Serbia denies Mladic arrested
The Serbian government yesterday denied media reports that top Bosnian Serb war crimes fugitive General Ratko Mladic had been arrested, but Bosnian and Serbian sources said he was in custody in Bosnia. "The news about Ratko Mladic is not correct,"...
The Serbian government yesterday denied media reports that top Bosnian Serb war crimes fugitive General Ratko Mladic had been arrested, but Bosnian and Serbian sources said he was in custody in Bosnia.
"The news about Ratko Mladic is not correct," government spokesman Srdjan Djuric said. "It is a manipulation which damages the (Serbian) government."
Mr Djuric was speaking to Reuters by telephone. No official statement was issued.
Independent Belgrade broadcaster B92 said that in spite of Mr Djuric's denial, a number of sources had told its reporters that the 63-year-old general was arrested in Serbia then transferred to Tuzla in northeastern Bosnia for a flight to The Hague.
This was the route used to take former Serbian strongman Slobodan Milosevic to The Hague when he was extradited in 2001 and flown from Belgrade via the US military base Camp Eagle near Tuzla to the Netherlands.

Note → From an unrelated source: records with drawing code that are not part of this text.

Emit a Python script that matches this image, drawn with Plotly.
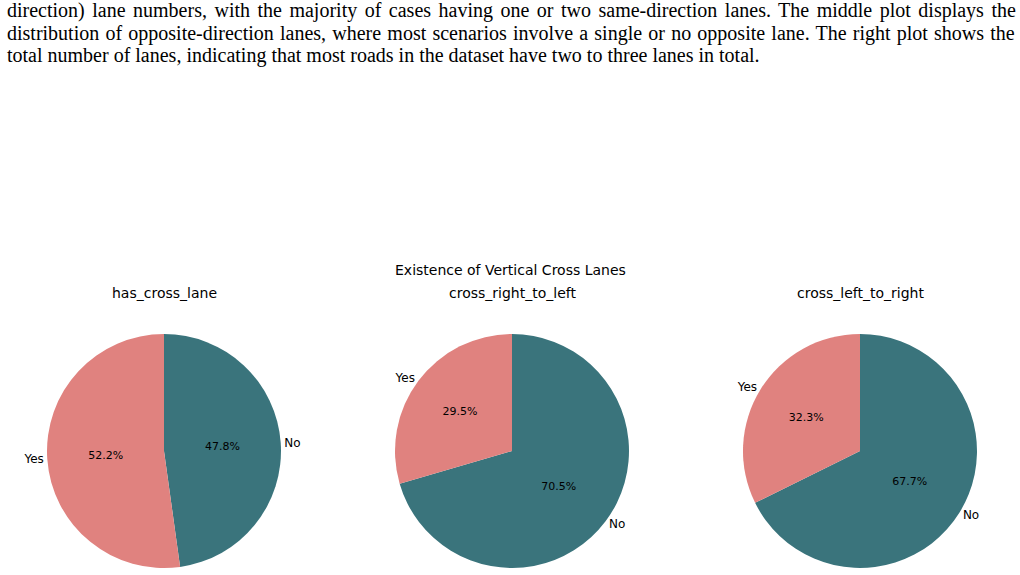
import plotly.graph_objects as go

# ---- data ----
labels = ["Yes", "No"]
has_cross_lane = [52.2, 47.8]
cross_right_to_left = [29.5, 70.5]
cross_left_to_right = [32.3, 67.7]
subplot_titles = ["has_cross_lane", "cross_right_to_left", "cross_left_to_right"]
main_title = "Existence of Vertical Cross Lanes"
colors = ["#e0827f", "#3a747c"]

paragraph_lines = [
    "direction) lane numbers, with the majority of cases having one or two same-direction lanes. The middle plot displays the",
    "distribution of opposite-direction lanes, where most scenarios involve a single or no opposite lane. The right plot shows the",
    "total number of lanes, indicating that most roads in the dataset have two to three lanes in total.",
]
line_word_spacing = [2.5, 1.2, 0]

W, H = 1020, 575
FONT = "DejaVu Sans"

series = [has_cross_lane, cross_right_to_left, cross_left_to_right]
centers_x = [164 / W, 512 / W, 860 / W]
cy = 1 - 451 / H
hr = 117 / H
hw = 150 / W

# Plotly lays the first slice clockwise from 12 o'clock; reverse order so that
# "Yes" sits counter-clockwise from the top (left side), as in the reference.
lab_r = labels[::-1]
col_r = colors[::-1]

fig = go.Figure()
for vals, cx in zip(series, centers_x):
    vals_r = vals[::-1]
    dom = dict(x=[cx - hw, cx + hw], y=[cy - hr, cy + hr])
    fig.add_trace(go.Pie(
        labels=lab_r, values=vals_r, sort=False, direction="clockwise",
        rotation=0, domain=dom, marker=dict(colors=col_r, line=dict(width=0)),
        textinfo="percent", texttemplate="%{percent:.1%}", textposition="inside",
        insidetextorientation="horizontal",
        textfont=dict(family=FONT, size=11, color="black"),
        showlegend=False, hoverinfo="label+percent",
    ))
    fig.add_trace(go.Pie(
        labels=lab_r, values=vals_r, sort=False, direction="clockwise",
        rotation=0, domain=dom,
        marker=dict(colors=["rgba(0,0,0,0)", "rgba(0,0,0,0)"], line=dict(width=0)),
        textinfo="label", textposition="outside",
        outsidetextfont=dict(family=FONT, size=12, color="black"),
        showlegend=False, hoverinfo="skip",
    ))

annotations = []
for t, cx in zip(subplot_titles, centers_x):
    annotations.append(dict(text=t, x=cx, y=1 - 293 / H, xref="paper", yref="paper",
                            showarrow=False, xanchor="center", yanchor="middle",
                            font=dict(family=FONT, size=14, color="black")))
annotations.append(dict(text=main_title, x=510 / W, y=1 - 270 / H, xref="paper", yref="paper",
                        showarrow=False, xanchor="center", yanchor="middle",
                        font=dict(family=FONT, size=14, color="black")))
line_y = [10, 33, 56]
for ln, ws, yy in zip(paragraph_lines, line_word_spacing, line_y):
    txt = f'<span style="word-spacing:{ws}px">{ln}</span>' if ws else ln
    annotations.append(dict(text=txt, x=5 / W, y=1 - yy / H, xref="paper", yref="paper",
                            showarrow=False, xanchor="left", yanchor="middle", align="left",
                            font=dict(family="Liberation Serif", size=20, color="black")))

fig.update_layout(
    width=W, height=H, margin=dict(l=0, r=0, t=0, b=0, autoexpand=False),
    paper_bgcolor="white", plot_bgcolor="white",
    annotations=annotations,
)
fig.write_html("out.html")
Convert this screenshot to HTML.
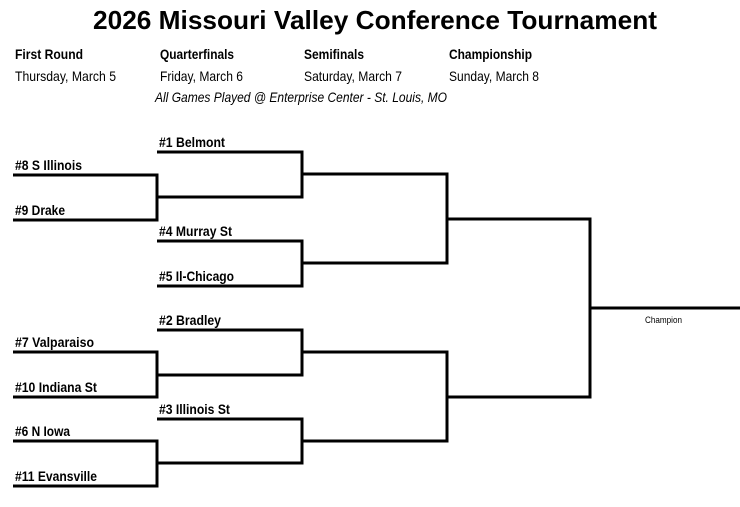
<!DOCTYPE html>
<html><head><meta charset="utf-8"><style>
html,body{margin:0;padding:0;background:#fff;width:740px;height:507px;overflow:hidden}
svg{display:block}
text{font-family:"Liberation Sans",Arial,sans-serif;fill:#000}
.t{font-weight:bold;font-size:14px}
.h{font-weight:bold;font-size:14px}
.d{font-size:14px}
</style></head><body>
<svg width="740" height="507" viewBox="0 0 740 507">
<text x="375" y="29" text-anchor="middle" font-size="26" font-weight="bold" textLength="564" lengthAdjust="spacingAndGlyphs">2026 Missouri Valley Conference Tournament</text>
<text class="h" x="15" y="59" textLength="68" lengthAdjust="spacingAndGlyphs">First Round</text>
<text class="h" x="160" y="59" textLength="74" lengthAdjust="spacingAndGlyphs">Quarterfinals</text>
<text class="h" x="304" y="59" textLength="60" lengthAdjust="spacingAndGlyphs">Semifinals</text>
<text class="h" x="449" y="59" textLength="83" lengthAdjust="spacingAndGlyphs">Championship</text>
<text class="d" x="15" y="81" textLength="101" lengthAdjust="spacingAndGlyphs">Thursday, March 5</text>
<text class="d" x="160" y="81" textLength="83" lengthAdjust="spacingAndGlyphs">Friday, March 6</text>
<text class="d" x="304" y="81" textLength="98" lengthAdjust="spacingAndGlyphs">Saturday, March 7</text>
<text class="d" x="449" y="81" textLength="90" lengthAdjust="spacingAndGlyphs">Sunday, March 8</text>
<text class="d" x="155" y="102" font-style="italic" textLength="292" lengthAdjust="spacingAndGlyphs">All Games Played @ Enterprise Center - St. Louis, MO</text>

<g fill="none" stroke="#000" stroke-width="3">
<polyline points="13,175 157,175 157,220 13,220"/>
<polyline points="157,152 302,152 302,197 157,197"/>
<polyline points="157,241 302,241 302,286 157,286"/>
<polyline points="302,174 447,174 447,263 302,263"/>
<polyline points="13,352 157,352 157,397 13,397"/>
<polyline points="157,330 302,330 302,375 157,375"/>
<polyline points="13,441 157,441 157,486 13,486"/>
<polyline points="157,419 302,419 302,463 157,463"/>
<polyline points="302,352 447,352 447,441 302,441"/>
<polyline points="447,219 590,219 590,397 447,397"/>
<line x1="590" y1="308" x2="740" y2="308"/>
</g>

<text class="t" x="159" y="147" textLength="66" lengthAdjust="spacingAndGlyphs">#1 Belmont</text>
<text class="t" x="15" y="170" textLength="67" lengthAdjust="spacingAndGlyphs">#8 S Illinois</text>
<text class="t" x="15" y="215" textLength="50" lengthAdjust="spacingAndGlyphs">#9 Drake</text>
<text class="t" x="159" y="236" textLength="73" lengthAdjust="spacingAndGlyphs">#4 Murray St</text>
<text class="t" x="159" y="281" textLength="75" lengthAdjust="spacingAndGlyphs">#5 Il-Chicago</text>
<text class="t" x="159" y="325" textLength="62" lengthAdjust="spacingAndGlyphs">#2 Bradley</text>
<text class="t" x="15" y="347" textLength="79" lengthAdjust="spacingAndGlyphs">#7 Valparaiso</text>
<text class="t" x="15" y="392" textLength="82" lengthAdjust="spacingAndGlyphs">#10 Indiana St</text>
<text class="t" x="159" y="414" textLength="71" lengthAdjust="spacingAndGlyphs">#3 Illinois St</text>
<text class="t" x="15" y="436" textLength="55" lengthAdjust="spacingAndGlyphs">#6 N Iowa</text>
<text class="t" x="15" y="481" textLength="82" lengthAdjust="spacingAndGlyphs">#11 Evansville</text>
<text x="645" y="323" font-size="9" textLength="37" lengthAdjust="spacingAndGlyphs">Champion</text>
</svg>
</body></html>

Morning newspapers yesterday speculated that Belgrade would spirit Mladic into Bosnia after his arrest in order to counter charges by the Hague war crimes tribunal that he had been hiding in Serbia for years with government knowledge and army help.
In the afternoon, Serbia's state news agency Tanjug and the main Bosnian Serb agency SRNA said the wartime Bosnian Serb Army commander had been arrested in Belgrade then taken to Tuzla.
Mladic was indicted in 1995 for genocide for the 43-month siege of Sarajevo which claimed 12,000 lives and for orchestrating the 1995 massacre of some 8,000 Muslims at Srebrenica, the worst atrocity in Europe since World War II.
His political boss Radovan Karadzic, indicted on the same charges, is still at large.
Serbian newspapers have been saying for days that Mladic would be on a plane to The Hague before the end of this month, in time to avert suspension of European Union association talks with Belgrade, which would deal a body blow to the government.
The end of this month is the deadline for a report by EU Enlargement Commissioner Olli Rehn to the EU assessing whether Serbia is cooperating fully with the UN tribunal.
Florence Hartmann, spokesman for the UN war crimes prosecutor, said they had no information on the reported arrest. "These are rumours, we cannot comment on something that doesn't exist," she said.
Without confirming the newspaper reports of an imminent arrest, Vladeta Jankovic, adviser to Prime Minister Vojislav Kostunica, said efforts to find Mladic were "in full swing".